If this is on the level — and not plans for an animated movie, of a series or web shorts, or a suffix they’re slapping on the “Three Stooges” sequel — then this gives Fox a convenient way to reconcile the dual “X-Men” timelines. It doesn’t take a fanboy to see that there’s conflict between the original films, set in the nebulously defined “modern day,” and “First Class,” which used the backdrop of the Cold War to introduce the mutants. Obviously, Professor X and Magneto aren’t pushing 70 by the time the modern films roll around (or are they?). There’s also conflicting versions of Emma Frost: the January Jones ice queen in “First Class,” and the detained mutant prisoner in “X-Men Origins: Wolverine.”

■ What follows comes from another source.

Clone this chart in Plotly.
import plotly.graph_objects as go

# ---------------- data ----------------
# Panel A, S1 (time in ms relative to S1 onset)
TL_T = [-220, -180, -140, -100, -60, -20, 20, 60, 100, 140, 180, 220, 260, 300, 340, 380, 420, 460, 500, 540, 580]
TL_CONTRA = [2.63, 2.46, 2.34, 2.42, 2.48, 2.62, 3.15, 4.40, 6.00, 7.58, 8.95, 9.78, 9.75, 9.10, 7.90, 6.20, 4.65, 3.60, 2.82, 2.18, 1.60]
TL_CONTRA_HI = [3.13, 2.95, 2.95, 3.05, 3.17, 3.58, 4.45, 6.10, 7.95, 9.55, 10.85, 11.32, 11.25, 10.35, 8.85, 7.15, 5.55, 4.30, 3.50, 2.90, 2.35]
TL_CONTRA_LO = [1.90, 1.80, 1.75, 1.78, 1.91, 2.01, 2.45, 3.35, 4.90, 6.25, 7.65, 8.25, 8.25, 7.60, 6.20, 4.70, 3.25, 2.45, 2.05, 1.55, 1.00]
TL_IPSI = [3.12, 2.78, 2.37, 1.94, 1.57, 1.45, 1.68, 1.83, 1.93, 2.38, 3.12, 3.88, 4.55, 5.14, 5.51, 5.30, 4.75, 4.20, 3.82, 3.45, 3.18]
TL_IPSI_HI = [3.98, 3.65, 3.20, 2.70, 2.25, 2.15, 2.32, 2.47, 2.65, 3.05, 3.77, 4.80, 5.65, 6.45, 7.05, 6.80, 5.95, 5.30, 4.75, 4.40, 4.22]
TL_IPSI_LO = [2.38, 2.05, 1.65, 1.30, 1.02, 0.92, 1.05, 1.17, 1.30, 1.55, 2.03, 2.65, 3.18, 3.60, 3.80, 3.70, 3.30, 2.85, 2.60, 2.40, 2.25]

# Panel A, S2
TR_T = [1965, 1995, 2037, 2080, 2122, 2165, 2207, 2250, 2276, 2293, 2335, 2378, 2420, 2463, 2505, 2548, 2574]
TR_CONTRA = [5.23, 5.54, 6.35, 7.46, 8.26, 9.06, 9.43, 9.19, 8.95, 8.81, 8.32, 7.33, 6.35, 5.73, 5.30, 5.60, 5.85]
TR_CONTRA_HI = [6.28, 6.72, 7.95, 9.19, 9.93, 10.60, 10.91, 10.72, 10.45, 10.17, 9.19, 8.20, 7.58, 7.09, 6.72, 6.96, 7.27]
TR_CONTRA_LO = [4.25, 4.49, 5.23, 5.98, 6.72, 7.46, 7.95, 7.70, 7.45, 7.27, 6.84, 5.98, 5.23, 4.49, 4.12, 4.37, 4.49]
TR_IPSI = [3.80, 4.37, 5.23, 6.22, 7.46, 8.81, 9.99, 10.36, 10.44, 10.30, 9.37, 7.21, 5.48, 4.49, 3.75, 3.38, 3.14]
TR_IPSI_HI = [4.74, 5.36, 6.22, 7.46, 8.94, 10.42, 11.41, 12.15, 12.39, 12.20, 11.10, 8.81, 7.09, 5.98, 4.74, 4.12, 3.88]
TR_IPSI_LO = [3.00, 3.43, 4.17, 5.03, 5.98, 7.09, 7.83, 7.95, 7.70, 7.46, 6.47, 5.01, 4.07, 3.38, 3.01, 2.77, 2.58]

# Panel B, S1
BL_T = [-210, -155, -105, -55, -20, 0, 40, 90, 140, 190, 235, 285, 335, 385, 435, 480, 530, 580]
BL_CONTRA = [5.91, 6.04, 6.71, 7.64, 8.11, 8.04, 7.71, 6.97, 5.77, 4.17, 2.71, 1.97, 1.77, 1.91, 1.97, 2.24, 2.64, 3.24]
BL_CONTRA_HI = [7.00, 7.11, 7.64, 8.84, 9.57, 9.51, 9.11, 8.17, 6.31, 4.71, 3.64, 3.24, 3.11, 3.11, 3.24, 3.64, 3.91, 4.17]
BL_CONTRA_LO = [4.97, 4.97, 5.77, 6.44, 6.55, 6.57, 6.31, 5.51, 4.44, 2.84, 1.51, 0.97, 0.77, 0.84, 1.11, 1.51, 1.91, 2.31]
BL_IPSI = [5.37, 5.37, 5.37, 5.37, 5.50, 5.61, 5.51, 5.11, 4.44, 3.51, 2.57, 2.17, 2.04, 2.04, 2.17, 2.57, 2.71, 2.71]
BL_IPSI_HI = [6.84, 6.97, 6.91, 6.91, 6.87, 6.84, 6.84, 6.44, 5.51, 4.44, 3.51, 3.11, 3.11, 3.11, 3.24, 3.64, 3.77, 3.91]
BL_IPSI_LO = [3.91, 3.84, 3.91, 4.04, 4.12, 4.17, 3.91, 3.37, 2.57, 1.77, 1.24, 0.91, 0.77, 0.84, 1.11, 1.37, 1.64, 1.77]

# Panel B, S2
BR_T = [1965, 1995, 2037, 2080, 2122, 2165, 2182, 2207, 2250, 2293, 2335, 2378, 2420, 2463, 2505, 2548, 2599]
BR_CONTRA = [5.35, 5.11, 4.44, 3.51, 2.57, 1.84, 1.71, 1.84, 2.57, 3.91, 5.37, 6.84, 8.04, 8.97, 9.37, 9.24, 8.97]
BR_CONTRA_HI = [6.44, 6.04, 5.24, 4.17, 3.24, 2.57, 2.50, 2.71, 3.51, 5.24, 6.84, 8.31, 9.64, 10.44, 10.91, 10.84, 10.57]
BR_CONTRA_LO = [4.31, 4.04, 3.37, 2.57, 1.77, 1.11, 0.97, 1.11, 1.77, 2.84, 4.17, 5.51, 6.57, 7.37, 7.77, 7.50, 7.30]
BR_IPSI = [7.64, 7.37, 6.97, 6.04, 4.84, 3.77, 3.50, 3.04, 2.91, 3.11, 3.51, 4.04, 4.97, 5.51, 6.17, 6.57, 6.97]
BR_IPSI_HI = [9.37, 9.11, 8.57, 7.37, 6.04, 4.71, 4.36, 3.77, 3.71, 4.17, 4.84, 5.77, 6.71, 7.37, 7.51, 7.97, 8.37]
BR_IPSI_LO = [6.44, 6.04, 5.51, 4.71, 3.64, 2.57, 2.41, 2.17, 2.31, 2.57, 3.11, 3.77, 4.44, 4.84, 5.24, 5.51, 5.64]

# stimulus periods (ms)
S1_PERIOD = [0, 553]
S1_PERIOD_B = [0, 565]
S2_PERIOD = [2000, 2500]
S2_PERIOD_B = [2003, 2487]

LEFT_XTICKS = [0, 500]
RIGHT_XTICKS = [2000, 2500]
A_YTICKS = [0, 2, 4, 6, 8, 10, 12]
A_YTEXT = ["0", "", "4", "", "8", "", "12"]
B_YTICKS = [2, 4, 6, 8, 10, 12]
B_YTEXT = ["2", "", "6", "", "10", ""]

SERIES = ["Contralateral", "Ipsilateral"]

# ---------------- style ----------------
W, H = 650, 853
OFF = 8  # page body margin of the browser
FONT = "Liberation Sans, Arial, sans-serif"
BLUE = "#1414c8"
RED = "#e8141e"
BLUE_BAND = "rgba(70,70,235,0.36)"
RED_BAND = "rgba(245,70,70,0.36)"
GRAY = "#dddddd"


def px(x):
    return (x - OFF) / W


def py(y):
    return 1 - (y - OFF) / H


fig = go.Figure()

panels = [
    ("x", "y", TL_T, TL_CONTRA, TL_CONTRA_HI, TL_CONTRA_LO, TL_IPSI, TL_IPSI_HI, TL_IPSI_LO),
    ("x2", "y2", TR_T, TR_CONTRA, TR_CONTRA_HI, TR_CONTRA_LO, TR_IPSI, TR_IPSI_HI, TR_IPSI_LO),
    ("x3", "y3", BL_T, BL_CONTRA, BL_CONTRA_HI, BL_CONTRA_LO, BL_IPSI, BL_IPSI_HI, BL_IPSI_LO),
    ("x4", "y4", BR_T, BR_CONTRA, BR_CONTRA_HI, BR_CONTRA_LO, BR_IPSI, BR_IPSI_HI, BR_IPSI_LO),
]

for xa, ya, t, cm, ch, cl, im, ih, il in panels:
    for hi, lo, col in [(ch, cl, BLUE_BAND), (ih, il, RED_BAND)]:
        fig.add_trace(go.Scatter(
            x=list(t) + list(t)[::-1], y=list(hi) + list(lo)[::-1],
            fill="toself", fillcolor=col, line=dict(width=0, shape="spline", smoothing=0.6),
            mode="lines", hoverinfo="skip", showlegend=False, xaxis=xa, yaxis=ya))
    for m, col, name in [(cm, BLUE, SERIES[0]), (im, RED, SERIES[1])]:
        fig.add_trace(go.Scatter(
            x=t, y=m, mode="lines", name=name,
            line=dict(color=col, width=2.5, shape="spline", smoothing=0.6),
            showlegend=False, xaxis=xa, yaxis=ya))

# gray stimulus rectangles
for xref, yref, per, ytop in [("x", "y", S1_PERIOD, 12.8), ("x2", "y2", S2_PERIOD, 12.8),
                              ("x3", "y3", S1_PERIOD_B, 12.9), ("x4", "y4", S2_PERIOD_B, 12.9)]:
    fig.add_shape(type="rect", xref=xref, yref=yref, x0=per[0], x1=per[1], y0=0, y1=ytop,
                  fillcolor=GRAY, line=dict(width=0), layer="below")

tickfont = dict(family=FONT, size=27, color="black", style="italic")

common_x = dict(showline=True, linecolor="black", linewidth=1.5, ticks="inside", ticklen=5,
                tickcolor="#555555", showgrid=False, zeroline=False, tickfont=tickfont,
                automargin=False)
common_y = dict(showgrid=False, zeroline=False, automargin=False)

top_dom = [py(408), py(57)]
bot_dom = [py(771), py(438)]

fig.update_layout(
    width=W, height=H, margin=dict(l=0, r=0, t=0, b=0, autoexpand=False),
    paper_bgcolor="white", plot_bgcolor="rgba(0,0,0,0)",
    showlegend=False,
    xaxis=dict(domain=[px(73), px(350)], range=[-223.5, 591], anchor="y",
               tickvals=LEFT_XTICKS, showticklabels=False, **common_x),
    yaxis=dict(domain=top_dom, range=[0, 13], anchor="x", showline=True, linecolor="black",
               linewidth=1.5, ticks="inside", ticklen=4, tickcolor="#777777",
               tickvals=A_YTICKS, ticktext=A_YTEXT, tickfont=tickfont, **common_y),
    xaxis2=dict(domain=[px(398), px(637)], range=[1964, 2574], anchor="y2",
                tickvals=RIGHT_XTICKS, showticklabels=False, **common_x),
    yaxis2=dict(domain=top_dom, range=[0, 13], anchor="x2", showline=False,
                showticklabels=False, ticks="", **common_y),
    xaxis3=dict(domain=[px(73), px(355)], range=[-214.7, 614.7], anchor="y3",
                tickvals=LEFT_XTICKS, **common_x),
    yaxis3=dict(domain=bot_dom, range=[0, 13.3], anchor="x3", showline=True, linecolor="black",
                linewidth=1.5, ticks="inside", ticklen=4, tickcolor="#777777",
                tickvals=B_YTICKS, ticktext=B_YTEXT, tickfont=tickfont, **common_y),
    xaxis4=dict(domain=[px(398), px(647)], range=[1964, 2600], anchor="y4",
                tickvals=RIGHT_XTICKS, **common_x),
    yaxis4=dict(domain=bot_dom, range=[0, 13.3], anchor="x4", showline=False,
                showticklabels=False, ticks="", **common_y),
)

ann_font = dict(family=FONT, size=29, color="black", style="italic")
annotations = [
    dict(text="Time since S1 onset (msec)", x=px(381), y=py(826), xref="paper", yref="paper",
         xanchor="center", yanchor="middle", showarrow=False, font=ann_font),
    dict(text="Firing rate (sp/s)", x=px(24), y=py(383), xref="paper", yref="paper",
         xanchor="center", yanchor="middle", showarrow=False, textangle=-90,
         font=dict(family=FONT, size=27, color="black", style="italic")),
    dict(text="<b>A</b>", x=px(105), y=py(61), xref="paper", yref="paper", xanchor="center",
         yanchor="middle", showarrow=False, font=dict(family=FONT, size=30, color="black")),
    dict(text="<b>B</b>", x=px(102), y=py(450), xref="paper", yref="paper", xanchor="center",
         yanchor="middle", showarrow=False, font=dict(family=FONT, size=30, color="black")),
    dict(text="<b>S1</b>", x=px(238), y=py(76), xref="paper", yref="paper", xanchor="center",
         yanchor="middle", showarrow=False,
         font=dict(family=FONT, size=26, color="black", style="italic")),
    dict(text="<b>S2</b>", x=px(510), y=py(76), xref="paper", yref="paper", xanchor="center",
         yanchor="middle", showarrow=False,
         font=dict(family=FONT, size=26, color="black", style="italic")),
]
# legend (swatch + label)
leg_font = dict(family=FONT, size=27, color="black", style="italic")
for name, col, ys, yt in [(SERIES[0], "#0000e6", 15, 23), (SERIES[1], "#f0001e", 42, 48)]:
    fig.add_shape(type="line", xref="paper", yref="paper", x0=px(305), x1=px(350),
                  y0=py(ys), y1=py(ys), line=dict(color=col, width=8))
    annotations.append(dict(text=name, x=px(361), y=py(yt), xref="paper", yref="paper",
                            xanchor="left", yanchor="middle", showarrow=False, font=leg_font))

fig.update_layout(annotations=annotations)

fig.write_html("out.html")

But here’s a thought: By the end of “X-Men: The Last Stand,” the X-world is in pretty dire straits. (SPOILERS FOR A REALLY OLD MOVIE) Rogue and Magneto are depowered, while Professor X, Cyclops and Jean Grey are dead. It’s not too hard to see how the mutant situation could decline from there. Without its eldest statesman around to make their case, and following a laughable amount of mutant-led terrorist incidents, the government could be easily pressed into jumpstarting a program to register and round up all existing mutants, just as was discussed in the earlier “X-Men” films. (The montage showing the Senate floor debates would be brief, I imagine.)

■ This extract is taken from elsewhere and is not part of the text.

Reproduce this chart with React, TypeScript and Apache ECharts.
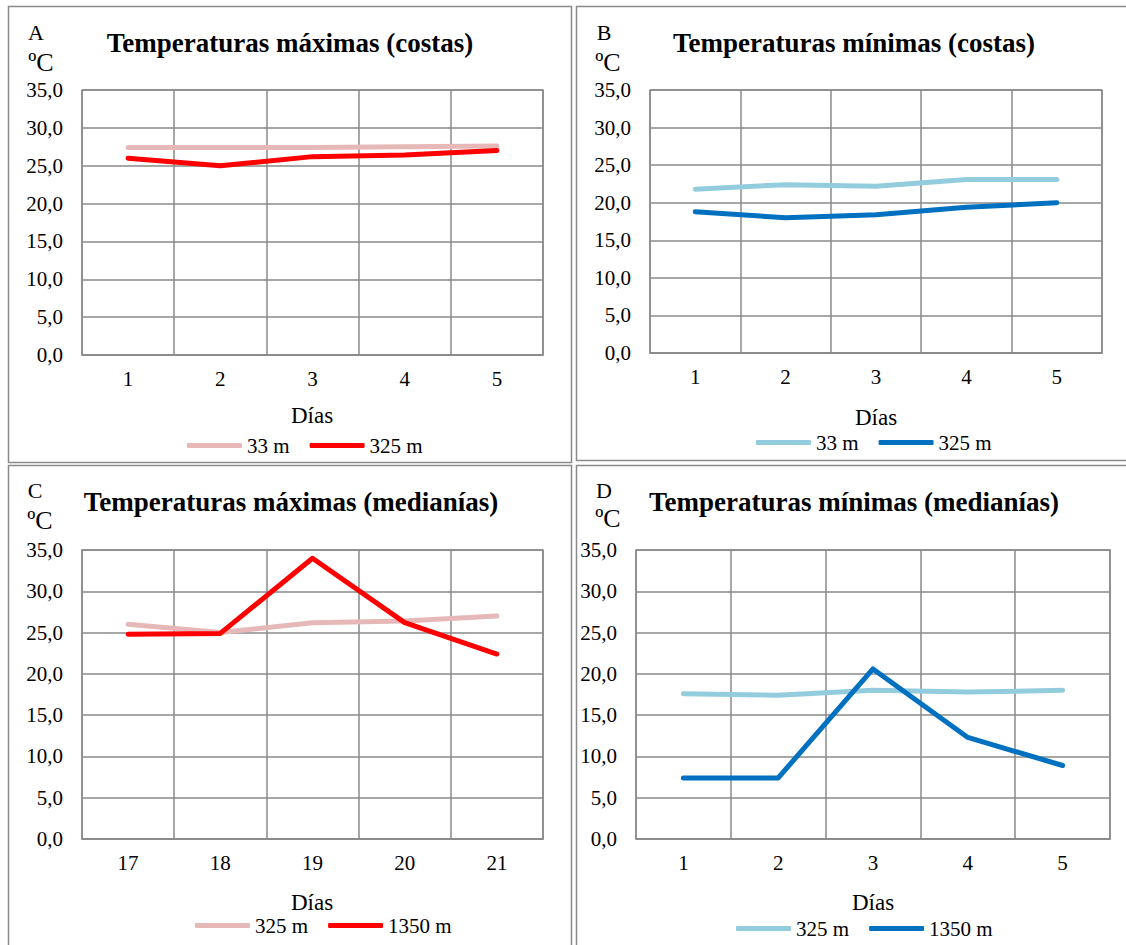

So. The world goes bad. Mutants are put in camps led by the Sentinels, just like in the “Days of Future Past” storyline. From the future, a plan develops: A sole mutant will be sent in the past to fix the moment when the entire situation went wrong. Cynically speaking, that would probably be the moment Professor Xavier was killed in “The Last Stand.” But for story purposes, let’s imagine it’s much further in the past: the ’60s or ’70s, whenever the “First Class” sequel kicks off. Say it’s whenever a proposed mutant integration bill was positioned and didn’t pass, or when a mutant terrorist made himself known for the first time and instilled the public fear in everyone. Say it’s when the mutants could’ve come out in public and didn’t at the time. Say when Professor X and Magneto stopped being friends, thus splintering the path of human-mutant relations forever — and that this future traveller has been sent back in time to make sure things go right, so that they don’t go wrong in the future.

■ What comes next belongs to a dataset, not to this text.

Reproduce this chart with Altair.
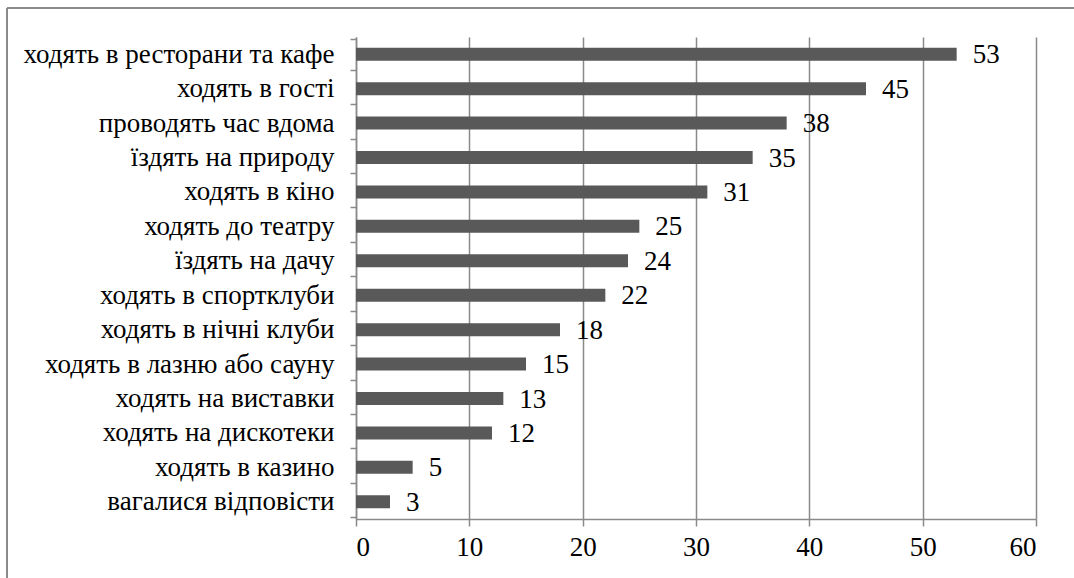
import altair as alt
import pandas as pd

# Leisure activities (share of respondents, %)
activities = [
    "ходять в ресторани та кафе",
    "ходять в гості\u00a0",
    "проводять час вдома",
    "їздять на природу\u00a0",
    "ходять в кіно",
    "ходять до театру",
    "їздять на дачу\u00a0",
    "ходять в спортклуби",
    "ходять в нічні клуби\u00a0",
    "ходять в лазню або сауну\u00a0",
    "ходять на виставки\u00a0",
    "ходять на дискотеки\u00a0",
    "ходять в казино\u00a0",
    "вагалися відповісти",
]
shares = [53, 45, 38, 35, 31, 25, 24, 22, 18, 15, 13, 12, 5, 3]
x_ticks = [0, 10, 20, 30, 40, 50, 60]

df = pd.DataFrame({"activity": activities, "share": shares})

FONT = "'Times New Roman', 'Liberation Serif', 'DejaVu Serif', serif"
GRID = "#8a8a8a"
BAR = "#595959"
FS = 27

y_enc = alt.Y(
    "activity:N",
    sort=activities,
    title=None,
    axis=alt.Axis(
        tickBand="extent",
        domainColor=GRID,
        domainWidth=1.5,
        tickColor=GRID,
        tickWidth=1.5,
        tickSize=6,
        labelPadding=16,
        labelFont=FONT,
        labelFontSize=FS,
        labelColor="#000000",
        labelLimit=400,
        grid=False,
    ),
)
x_enc = alt.X(
    "share:Q",
    title=None,
    scale=alt.Scale(domain=[0, 60], nice=False),
    axis=alt.Axis(
        values=x_ticks,
        grid=True,
        gridColor=GRID,
        gridWidth=1.5,
        domainColor=GRID,
        domainWidth=1.5,
        tickColor=GRID,
        tickWidth=1.5,
        tickSize=7,
        labelPadding=8,
        labelFont=FONT,
        labelFontSize=FS,
        labelColor="#000000",
    ),
)

base = alt.Chart(df)

bars = base.mark_bar(color=BAR, size=13).encode(x=x_enc, y=y_enc)

values = base.mark_text(
    align="left", baseline="middle", dx=16, dy=1, font=FONT, fontSize=FS, color="#000000"
).encode(x="share:Q", y=alt.Y("activity:N", sort=activities), text="share:Q")

# outer frame of the figure (left and top edges)
frame_left = alt.Chart(df).mark_rule(color=GRID, strokeWidth=1.5).encode(
    x=alt.value(-349), y=alt.value(-29), y2=alt.value(700)
)
frame_top = alt.Chart(df).mark_rule(color=GRID, strokeWidth=1.5).encode(
    x=alt.value(-349), x2=alt.value(900), y=alt.value(-29)
)

chart = (
    alt.layer(frame_left, frame_top, bars, values)
    .properties(
        width=680,
        height=482,
        padding={"left": 356, "top": 37, "right": 38, "bottom": 59},
        autosize=alt.AutoSizeParams(type="none"),
        background="white",
    )
    .configure_view(stroke=None)
)

chart.save("out.html", embed_options={"renderer": "svg", "actions": False})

The future traveller? None other than a grey-haired Hugh Jackman as Wolverine, of course. This is a bit fan servicey, and we shouldn’t let our imaginations run wild. (Despite the premise of this post.) But future Wolverine is a hero we’ve seen many times — in the “Days of Future Past” story, in “Old Man Logan,” in any number of alternate timelines too plentiful to count. It would make sense, because he ages slowly and would be alive in the future, because he’s instantly recognizable, and because it’s Hugh Jackman as Wolverine, arguably one-of-if-not-the-best actor-as-character castings in superhero movie history.

What happens from there is up in the air; I imagine it ends with the future traveller dying to make sure the past is corrected, and that the future goes rosy again. Thus, the new films are free to break off and do whatever they want without worrying about upsetting the existing continuity. (Sort of like a “Star Trek” reboot situation.) We can see the origins of familiar X-heroes like Storm, Cyclops and Jean Grey; we can see how the team is built, and how they come into the modern day, and so forth. Anything is possible! It becomes a blank slate for the best story to win out.

Of course, this could all be a ruse and Fox could deal with the existing continuity by saying, “Screw it, it’s a reboot with no explanation.” That would be well within their right. But wouldn’t the alternative be so much cooler?